[Figure scripts]
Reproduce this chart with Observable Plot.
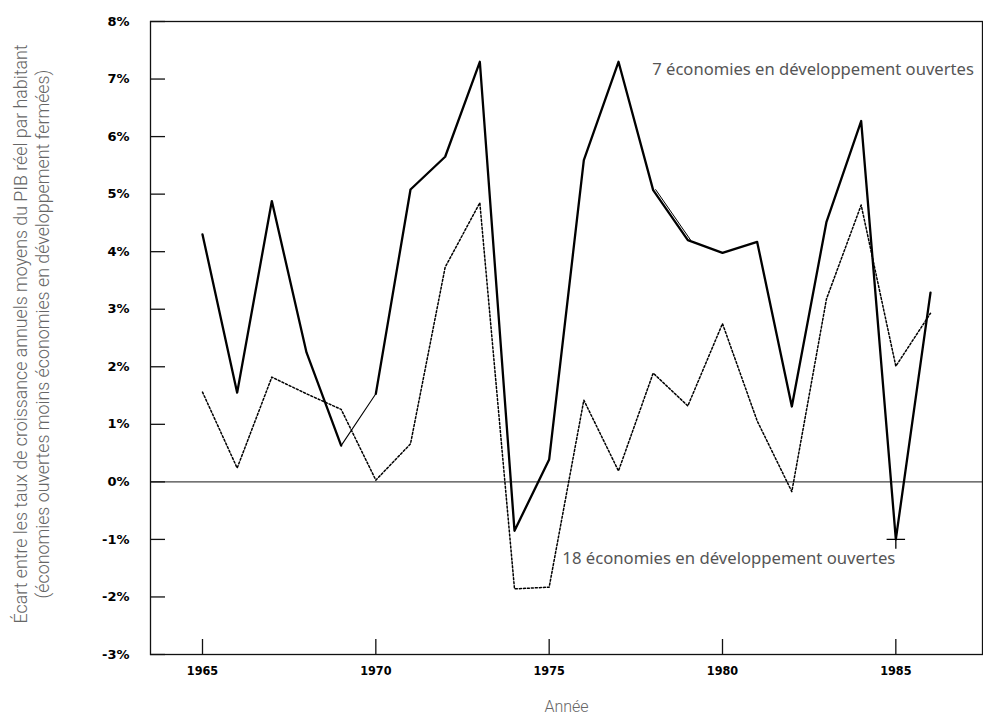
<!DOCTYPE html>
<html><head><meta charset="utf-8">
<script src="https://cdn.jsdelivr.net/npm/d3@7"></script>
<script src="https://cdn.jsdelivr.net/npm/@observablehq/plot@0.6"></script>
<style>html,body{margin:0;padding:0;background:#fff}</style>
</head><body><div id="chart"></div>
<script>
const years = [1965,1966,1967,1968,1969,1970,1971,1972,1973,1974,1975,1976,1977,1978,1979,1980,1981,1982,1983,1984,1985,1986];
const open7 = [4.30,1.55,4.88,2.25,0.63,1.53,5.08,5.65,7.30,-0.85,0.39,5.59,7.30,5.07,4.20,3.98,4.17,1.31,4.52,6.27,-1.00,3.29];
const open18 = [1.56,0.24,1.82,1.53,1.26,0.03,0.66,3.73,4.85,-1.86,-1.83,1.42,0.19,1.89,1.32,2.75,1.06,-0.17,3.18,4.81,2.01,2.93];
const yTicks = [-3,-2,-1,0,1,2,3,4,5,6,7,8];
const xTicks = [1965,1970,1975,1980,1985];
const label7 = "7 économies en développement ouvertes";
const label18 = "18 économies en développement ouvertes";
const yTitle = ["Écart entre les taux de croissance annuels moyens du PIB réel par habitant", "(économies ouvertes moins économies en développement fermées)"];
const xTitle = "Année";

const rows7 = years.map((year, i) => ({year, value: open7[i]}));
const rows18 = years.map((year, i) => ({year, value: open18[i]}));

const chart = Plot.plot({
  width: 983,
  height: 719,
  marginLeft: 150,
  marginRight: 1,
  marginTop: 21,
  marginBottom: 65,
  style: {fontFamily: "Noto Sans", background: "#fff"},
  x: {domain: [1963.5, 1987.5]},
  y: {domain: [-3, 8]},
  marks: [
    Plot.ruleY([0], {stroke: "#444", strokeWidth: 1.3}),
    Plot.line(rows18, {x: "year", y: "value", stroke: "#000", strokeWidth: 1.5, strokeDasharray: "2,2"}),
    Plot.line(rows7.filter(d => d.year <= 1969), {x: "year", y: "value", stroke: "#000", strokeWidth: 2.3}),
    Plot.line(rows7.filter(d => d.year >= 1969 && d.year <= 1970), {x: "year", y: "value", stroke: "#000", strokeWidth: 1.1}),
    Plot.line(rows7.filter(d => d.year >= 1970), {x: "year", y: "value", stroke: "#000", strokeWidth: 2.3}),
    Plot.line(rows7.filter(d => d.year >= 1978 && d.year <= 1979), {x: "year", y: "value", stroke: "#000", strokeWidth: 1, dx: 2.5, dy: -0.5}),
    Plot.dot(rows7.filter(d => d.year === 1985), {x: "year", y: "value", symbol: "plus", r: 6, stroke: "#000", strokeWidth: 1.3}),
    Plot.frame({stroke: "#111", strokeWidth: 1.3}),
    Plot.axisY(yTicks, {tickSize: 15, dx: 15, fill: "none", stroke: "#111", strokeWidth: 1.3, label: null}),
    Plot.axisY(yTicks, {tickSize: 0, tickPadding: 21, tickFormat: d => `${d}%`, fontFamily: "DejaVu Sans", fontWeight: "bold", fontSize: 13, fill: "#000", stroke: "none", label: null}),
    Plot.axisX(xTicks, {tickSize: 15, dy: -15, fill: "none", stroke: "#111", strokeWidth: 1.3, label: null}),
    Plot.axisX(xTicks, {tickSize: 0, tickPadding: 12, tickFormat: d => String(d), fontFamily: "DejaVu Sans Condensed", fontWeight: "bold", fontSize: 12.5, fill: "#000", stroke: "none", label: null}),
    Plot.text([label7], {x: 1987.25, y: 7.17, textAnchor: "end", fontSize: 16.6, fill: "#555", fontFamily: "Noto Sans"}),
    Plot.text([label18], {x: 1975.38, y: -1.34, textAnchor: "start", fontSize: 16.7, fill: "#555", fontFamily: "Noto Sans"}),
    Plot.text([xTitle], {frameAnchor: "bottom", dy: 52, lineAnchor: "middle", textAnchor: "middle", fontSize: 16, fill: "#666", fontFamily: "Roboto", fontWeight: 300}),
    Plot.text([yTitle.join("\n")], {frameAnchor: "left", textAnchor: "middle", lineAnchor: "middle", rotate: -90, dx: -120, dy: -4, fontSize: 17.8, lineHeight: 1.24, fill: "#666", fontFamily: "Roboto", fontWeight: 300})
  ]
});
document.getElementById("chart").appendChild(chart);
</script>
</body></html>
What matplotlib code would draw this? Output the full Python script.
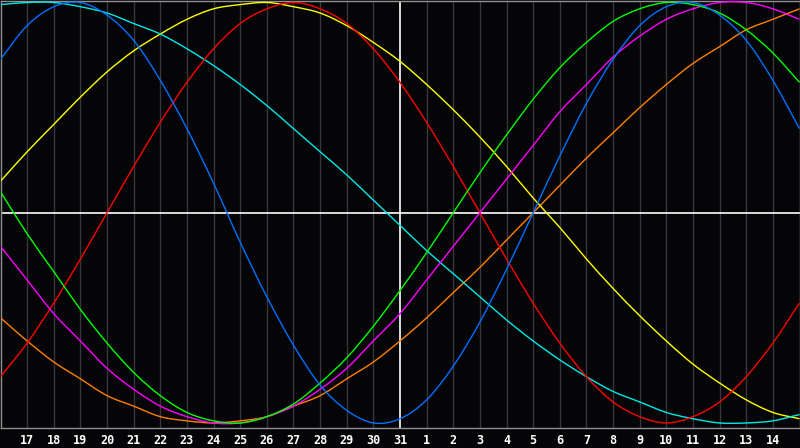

What is required: From the entries, copy out each line containing the word "this".

Correct response:
Reproduce this chart with Observable Plot.
What matplotlib code would draw this? Output the full Python script.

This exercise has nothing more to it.